When Roy was nine the family home was destroyed by a V2 bomb, necessitating a move to Southend-on-Sea, Essex. He made up for an undistinguished school record by completing O- and A-levels at Southend technical college. After national service in the RAF and a brief spell with the National Cash Register Company, he went to Leicester University in 1960 to study sociology. On graduation, he was appointed a lecturer at Enfield college of technology in north London.
As a sociologist, he was a strong supporter of the polytechnics as a means of bringing university-level education to a broader audience. He helped shape and went on to lead the sociology unit at Enfield (subsequently Middlesex Polytechnic and then Middlesex University), turning it one of the best non-university sociology departments in the country.
Then, at Sheffield Polytechnic (now Sheffield Hallam University) from 1971, he led the process for the accreditation of the applied social studies program, and was subsequently dean of the faculty of education, health and welfare. His book with Mike Brake, Radical Social Work (1975), encouraged students in the discipline to understand the social and economic context of the social problems they addressed, and to think critically.

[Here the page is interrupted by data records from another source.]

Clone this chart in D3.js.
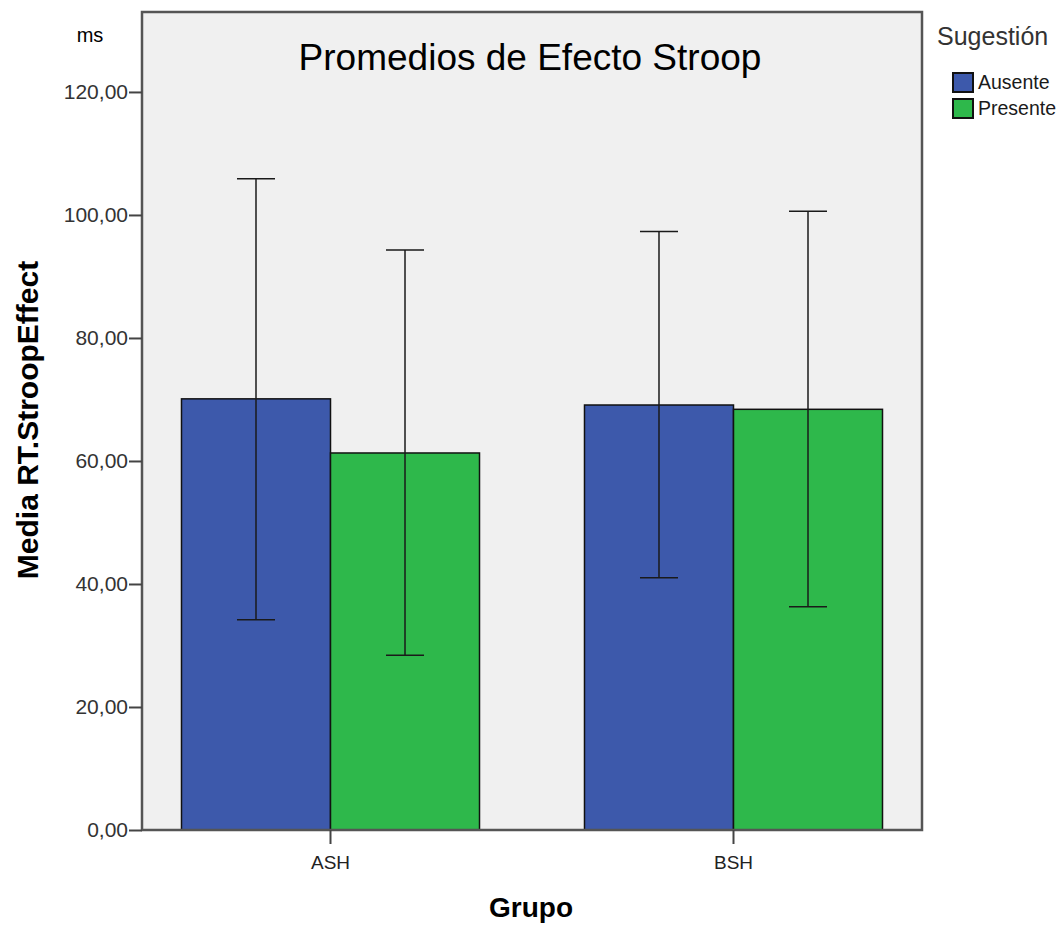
<!DOCTYPE html>
<html>
<head>
<meta charset="utf-8">
<script src="https://cdn.jsdelivr.net/npm/d3@7"></script>
<style>
  body { margin: 0; background: #fff; }
  text { font-family: Arial, "Liberation Sans", sans-serif; }
</style>
</head>
<body>
<svg id="chart" width="1064" height="926"></svg>
<script>
const groups = ['ASH', 'BSH'];
const conditions = ['Ausente', 'Presente'];
const means = [[70.1, 61.3], [69.1, 68.4]];
const upper = [[105.9, 94.3], [97.3, 100.6]];
const lower = [[34.2, 28.4], [41.0, 36.3]];
const yTicks = [0, 20, 40, 60, 80, 100, 120];
const colors = ['#3d59ab', '#2eb84b'];

const rows = [];
groups.forEach((g, i) => conditions.forEach((c, j) => {
  rows.push({ group: g, cond: c, mean: means[i][j], hi: upper[i][j], lo: lower[i][j], k: j });
}));

const mLeft = 142, mTop = 12, mRight = 922, mBottom = 830;
const w = mRight - mLeft, h = mBottom - mTop;

const svg = d3.select('#chart');
const g = svg.append('g').attr('transform', `translate(${mLeft},${mTop})`);

const y = d3.scaleLinear().domain([0, 133.0]).range([h, 0]);
const x0 = d3.scaleBand().domain(groups).range([0, w]).paddingInner(0.2605).paddingOuter(0.098);
const x1 = d3.scaleBand().domain(conditions).range([0, x0.bandwidth()]);

// plot background
g.append('rect')
  .attr('width', w).attr('height', h)
  .attr('fill', '#f0f0f0');

// bars
g.selectAll('.bar')
  .data(rows)
  .join('rect')
  .attr('class', 'bar')
  .attr('x', d => x0(d.group) + x1(d.cond))
  .attr('y', d => y(d.mean))
  .attr('width', x1.bandwidth())
  .attr('height', d => y(0) - y(d.mean))
  .attr('fill', d => colors[d.k])
  .attr('stroke', '#111')
  .attr('stroke-width', 1.5);

// error bars
const eb = g.selectAll('.err')
  .data(rows)
  .join('g')
  .attr('class', 'err')
  .attr('transform', d => `translate(${x0(d.group) + x1(d.cond) + x1.bandwidth() / 2},0)`)
  .attr('stroke', '#1a1a1a')
  .attr('stroke-width', 1.5);
eb.append('line').attr('y1', d => y(d.lo)).attr('y2', d => y(d.hi));
eb.append('line').attr('x1', -19).attr('x2', 19).attr('y1', d => y(d.hi)).attr('y2', d => y(d.hi));
eb.append('line').attr('x1', -19).attr('x2', 19).attr('y1', d => y(d.lo)).attr('y2', d => y(d.lo));

// frame
g.append('rect')
  .attr('width', w).attr('height', h)
  .attr('fill', 'none')
  .attr('stroke', '#555')
  .attr('stroke-width', 2.5);

// y axis
const yAxis = g.append('g')
  .call(d3.axisLeft(y).tickValues(yTicks).tickSize(13).tickPadding(1)
    .tickFormat(d => d3.format('.2f')(d).replace('.', ',')));
yAxis.select('.domain').remove();
yAxis.selectAll('.tick line').attr('stroke', '#444').attr('stroke-width', 2);
yAxis.selectAll('.tick text').attr('font-size', 21).attr('fill', '#333');

// x axis
const xAxis = g.append('g')
  .attr('transform', `translate(0,${h})`)
  .call(d3.axisBottom(x0).tickSize(14).tickPadding(12));
xAxis.select('.domain').remove();
xAxis.selectAll('.tick line').attr('stroke', '#444').attr('stroke-width', 2);
xAxis.selectAll('.tick text').attr('font-size', 19).attr('fill', '#222');

// titles
svg.append('text')
  .attr('x', mLeft + w / 2 - 2).attr('y', 70)
  .attr('text-anchor', 'middle')
  .attr('font-size', 37)
  .text('Promedios de Efecto Stroop');

svg.append('text')
  .attr('x', 90).attr('y', 42)
  .attr('text-anchor', 'middle')
  .attr('font-size', 20)
  .text('ms');

svg.append('text')
  .attr('transform', 'translate(38,420) rotate(-90)')
  .attr('text-anchor', 'middle')
  .attr('font-size', 30)
  .attr('font-weight', 'bold')
  .text('Media RT.StroopEffect');

svg.append('text')
  .attr('x', 531).attr('y', 917)
  .attr('text-anchor', 'middle')
  .attr('font-size', 28)
  .attr('font-weight', 'bold')
  .text('Grupo');

// legend
const legend = svg.append('g').attr('transform', 'translate(937,0)');
legend.append('text')
  .attr('x', 0).attr('y', 45)
  .attr('font-size', 25)
  .attr('fill', '#333')
  .text('Sugestión');
const li = legend.selectAll('.li')
  .data(conditions)
  .join('g')
  .attr('class', 'li')
  .attr('transform', (d, i) => `translate(16,${73 + i * 26})`);
li.append('rect')
  .attr('width', 20).attr('height', 19)
  .attr('fill', (d, i) => colors[i])
  .attr('stroke', '#111').attr('stroke-width', 2);
li.append('text')
  .attr('x', 25).attr('y', 16)
  .attr('font-size', 19.5)
  .attr('fill', '#1a1a1a')
  .text(d => d);
</script>
</body>
</html>
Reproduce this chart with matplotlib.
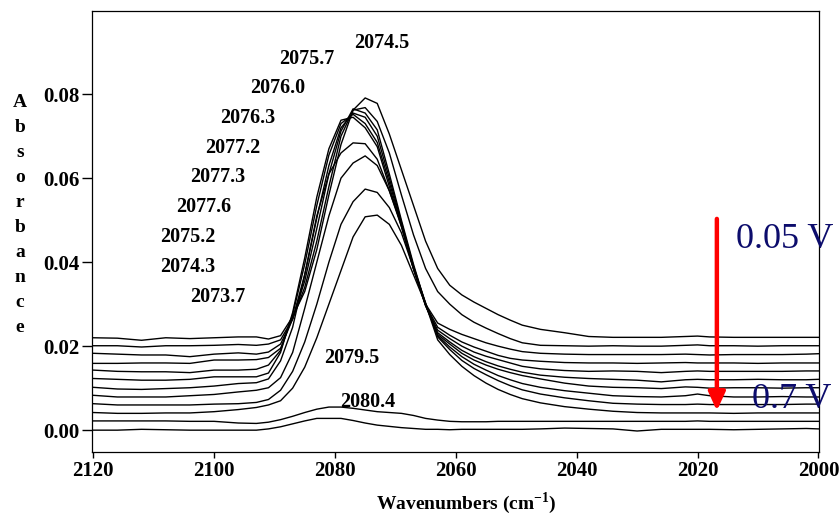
import matplotlib
matplotlib.use("Agg")
import matplotlib.pyplot as plt

# wavenumber grid (cm-1) shared by all spectra
wavenumbers = [2120, 2116, 2112, 2108, 2104, 2100, 2096, 2093, 2091, 2089,
               2087, 2085, 2083, 2081, 2079, 2077, 2075, 2073, 2071, 2069,
               2067, 2065, 2063, 2061, 2059, 2057, 2055, 2053, 2051, 2049,
               2046, 2042, 2038, 2034, 2030, 2026, 2022, 2020, 2018, 2014,
               2010, 2006, 2002, 2000]

# stacked absorbance spectra, 0.05 V (top) down to 0.7 V (bottom)
s_005 = [.0220, .0219, .0214, .0220, .0218, .0220, .0222, .0222, .0217, .0225,
         .0270, .0330, .0430, .0560, .0680, .0762, .0791, .0778, .0705, .0620,
         .0535, .0450, .0385, .0345, .0322, .0305, .0290, .0275, .0262, .0250,
         .0240, .0232, .0223, .0221, .0221, .0221, .0223, .0224, .0222, .0221,
         .0221, .0221, .0221, .0221]
s_2 = [.0201, .0201, .0198, .0201, .0201, .0202, .0204, .0202, .0205, .0215,
       .0265, .0340, .0450, .0580, .0700, .0762, .0768, .0735, .0660, .0560,
       .0465, .0385, .0330, .0300, .0275, .0257, .0243, .0230, .0218, .0208,
       .0202, .0201, .0200, .0201, .0200, .0200, .0202, .0203, .0201, .0201,
       .0200, .0201, .0201, .0201]
s_3 = [.0183, .0181, .0179, .0179, .0175, .0181, .0184, .0181, .0186, .0205,
       .0265, .0355, .0480, .0610, .0712, .0765, .0755, .0715, .0610, .0500,
       .0395, .0300, .0255, .0240, .0228, .0218, .0208, .0200, .0193, .0187,
       .0183, .0181, .0180, .0180, .0180, .0180, .0181, .0180, .0179, .0180,
       .0180, .0180, .0181, .0182]
s_4 = [.0159, .0159, .0160, .0160, .0159, .0167, .0167, .0168, .0173, .0195,
       .0265, .0370, .0505, .0630, .0720, .0755, .0745, .0700, .0600, .0495,
       .0390, .0298, .0245, .0226, .0210, .0198, .0188, .0178, .0171, .0167,
       .0164, .0161, .0160, .0160, .0159, .0160, .0161, .0160, .0160, .0160,
       .0159, .0160, .0160, .0160]
s_5 = [.0143, .0140, .0139, .0139, .0137, .0143, .0143, .0145, .0155, .0190,
       .0275, .0395, .0535, .0655, .0730, .0752, .0730, .0685, .0590, .0490,
       .0385, .0297, .0238, .0218, .0200, .0186, .0176, .0168, .0160, .0152,
       .0146, .0142, .0140, .0141, .0140, .0137, .0140, .0141, .0140, .0140,
       .0140, .0140, .0141, .0141]
s_6 = [.0123, .0121, .0119, .0119, .0121, .0127, .0127, .0127, .0136, .0185,
       .0280, .0410, .0555, .0670, .0738, .0745, .0720, .0675, .0580, .0485,
       .0383, .0296, .0232, .0210, .0190, .0175, .0163, .0153, .0145, .0138,
       .0131, .0126, .0123, .0121, .0119, .0115, .0120, .0121, .0120, .0120,
       .0121, .0120, .0120, .0121]
s_7 = [.0102, .0098, .0097, .0099, .0101, .0105, .0111, .0113, .0122, .0165,
       .0245, .0370, .0510, .0610, .0660, .0684, .0682, .0645, .0570, .0485,
       .0385, .0298, .0228, .0205, .0183, .0167, .0155, .0145, .0137, .0130,
       .0122, .0112, .0105, .0102, .0101, .0099, .0103, .0102, .0100, .0101,
       .0101, .0100, .0101, .0101]
s_8 = [.0083, .0079, .0079, .0079, .0082, .0085, .0091, .0095, .0101, .0125,
       .0185, .0290, .0400, .0510, .0600, .0636, .0653, .0630, .0570, .0490,
       .0390, .0302, .0225, .0198, .0175, .0157, .0143, .0130, .0120, .0111,
       .0102, .0094, .0088, .0082, .0080, .0079, .0082, .0086, .0082, .0079,
       .0079, .0080, .0079, .0079]
s_9 = [.0063, .0060, .0060, .0060, .0060, .0062, .0063, .0066, .0073, .0095,
       .0140, .0210, .0300, .0400, .0490, .0544, .0574, .0566, .0530, .0470,
       .0385, .0303, .0222, .0192, .0166, .0147, .0132, .0118, .0106, .0096,
       .0086, .0077, .0070, .0064, .0062, .0061, .0061, .0062, .0061, .0061,
       .0061, .0061, .0062, .0062]
s_10 = [.0042, .0040, .0040, .0041, .0041, .0044, .0049, .0054, .0060, .0070,
        .0100, .0150, .0220, .0300, .0380, .0460, .0508, .0512, .0490, .0440,
        .0370, .0300, .0215, .0180, .0152, .0130, .0112, .0097, .0085, .0075,
        .0065, .0056, .0050, .0045, .0042, .0041, .0041, .0041, .0041, .0040,
        .0041, .0041, .0041, .0041]
s_11 = [.0022, .0022, .0022, .0022, .0021, .0021, .0017, .0016, .0019, .0025,
        .0033, .0042, .0050, .0055, .0055, .0052, .0048, .0044, .0042, .0040,
        .0035, .0028, .0024, .0021, .0020, .0020, .0020, .0021, .0021, .0021,
        .0021, .0021, .0021, .0021, .0021, .0021, .0021, .0022, .0021, .0021,
        .0021, .0021, .0021, .0021]
s_07 = [.0000, .0000, .0002, .0001, .0000, .0000, .0000, .0000, .0003, .0008,
        .0015, .0022, .0028, .0028, .0028, .0023, .0017, .0012, .0009, .0006,
        .0004, .0002, .0002, .0001, .0002, .0002, .0002, .0002, .0002, .0002,
        .0003, .0005, .0004, .0003, -.0002, .0002, .0002, .0002, .0002, .0001,
        .0002, .0003, .0004, .0003]
spectra = [s_005, s_2, s_3, s_4, s_5, s_6, s_7, s_8, s_9, s_10, s_11, s_07]

peak_labels = ["2074.5", "2075.7", "2076.0", "2076.3", "2077.2", "2077.3",
               "2077.6", "2075.2", "2074.3", "2073.7", "2079.5", "2080.4"]
# label anchor points (wavenumber, absorbance)
label_x = [2072.2, 2084.6, 2089.4, 2094.4, 2096.9, 2099.4, 2101.8, 2104.3,
           2104.3, 2099.4, 2077.2, 2074.5]
label_y = [0.0921, 0.0883, 0.0814, 0.0743, 0.0671, 0.0602, 0.0531, 0.0460,
           0.0388, 0.0317, 0.0171, 0.0067]

y_ticks = [0.00, 0.02, 0.04, 0.06, 0.08]
x_ticks = [2120, 2100, 2080, 2060, 2040, 2020, 2000]

serif = ["Liberation Serif", "DejaVu Serif"]
plt.rcParams["mathtext.fontset"] = "custom"
plt.rcParams["mathtext.rm"] = "Liberation Serif"
plt.rcParams["mathtext.bf"] = "Liberation Serif:bold"

fig = plt.figure(figsize=(8.39, 5.16), dpi=100)
ax = fig.add_axes([92 / 839, 64 / 516, 727 / 839, 441 / 516])

for s in spectra:
    ax.plot(wavenumbers, s, color="black", lw=1.0)

for txt, lx, ly in zip(peak_labels, label_x, label_y):
    ax.text(lx, ly, txt, ha="center", va="center", fontsize=14.5,
            fontweight="bold", family=serif)

ax.set_xlim(2120.2, 1999.9)
ax.set_ylim(-0.0052, 0.0998)
ax.set_xticks(x_ticks)
ax.set_yticks(y_ticks)
ax.set_xticklabels([str(t) for t in x_ticks])
ax.set_yticklabels(["%.2f" % t for t in y_ticks])
ax.tick_params(axis="y", direction="out", length=7, width=1, pad=2)
ax.tick_params(axis="x", direction="out", length=4, width=1, pad=2.5)
for lab in ax.get_xticklabels() + ax.get_yticklabels():
    lab.set_family(serif)
    lab.set_fontweight("bold")
    lab.set_fontsize(15)
for sp in ax.spines.values():
    sp.set_linewidth(0.9)

# potential arrow and annotations
ax.annotate("", xy=(2016.8, 0.0046), xytext=(2016.8, 0.0503),
            arrowprops=dict(arrowstyle="-|>,head_width=0.5,head_length=1.1",
                            color="red", lw=3.2, shrinkA=0, shrinkB=0))
fig.text(736 / 839, 1 - 248 / 516, "0.05 V", fontsize=26, color="#0c0c6c",
         family=serif, ha="left", va="baseline")
fig.text(752 / 839, 1 - 408 / 516, "0.7 V", fontsize=26, color="#0c0c6c",
         family=serif, ha="left", va="baseline")

ax.set_xlabel("Wavenumbers (cm$^{\\mathbf{-1}}$)", fontsize=14,
              fontweight="bold", family=serif)
ax.xaxis.set_label_coords((466 - 92) / 727, -0.117)
ax.xaxis.label.set_va("center")

# vertical stacked y label
for i, ch in enumerate("Absorbance"):
    fig.text(20 / 839, 1 - (107 + 25 * i) / 516, ch, fontsize=14,
             fontweight="bold", family=serif, ha="center", va="baseline")

fig.savefig("out.png", dpi=100)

Roy also helped bring this same perspective to the study of deviance and criminology. He was a key member of what became known as the National Deviancy Conference, following a symposium held at York in 1967. As chair of the polytechnic’s adult education committee, he was a founder member of Northern College, at Wentworth Castle, near Barnsley, in 1978. He was elected Fellow of the Royal Society of Arts in 1989.
Sheffield appointed him professor in 1989 and professor emeritus on his retirement the following year. Roy continued to work for Northern College until 1995, when he left academic life completely, though he continued to perform in concerts around the country and especially as an annual favourite at the Towersey festival, Thame, in Oxfordshire. His last concert was in Sheffield in October 2018 – a rousing celebration of his 83rd birthday.
He is survived by Val, his daughter, Kit (Katherine), son, David, and brother, Ron.”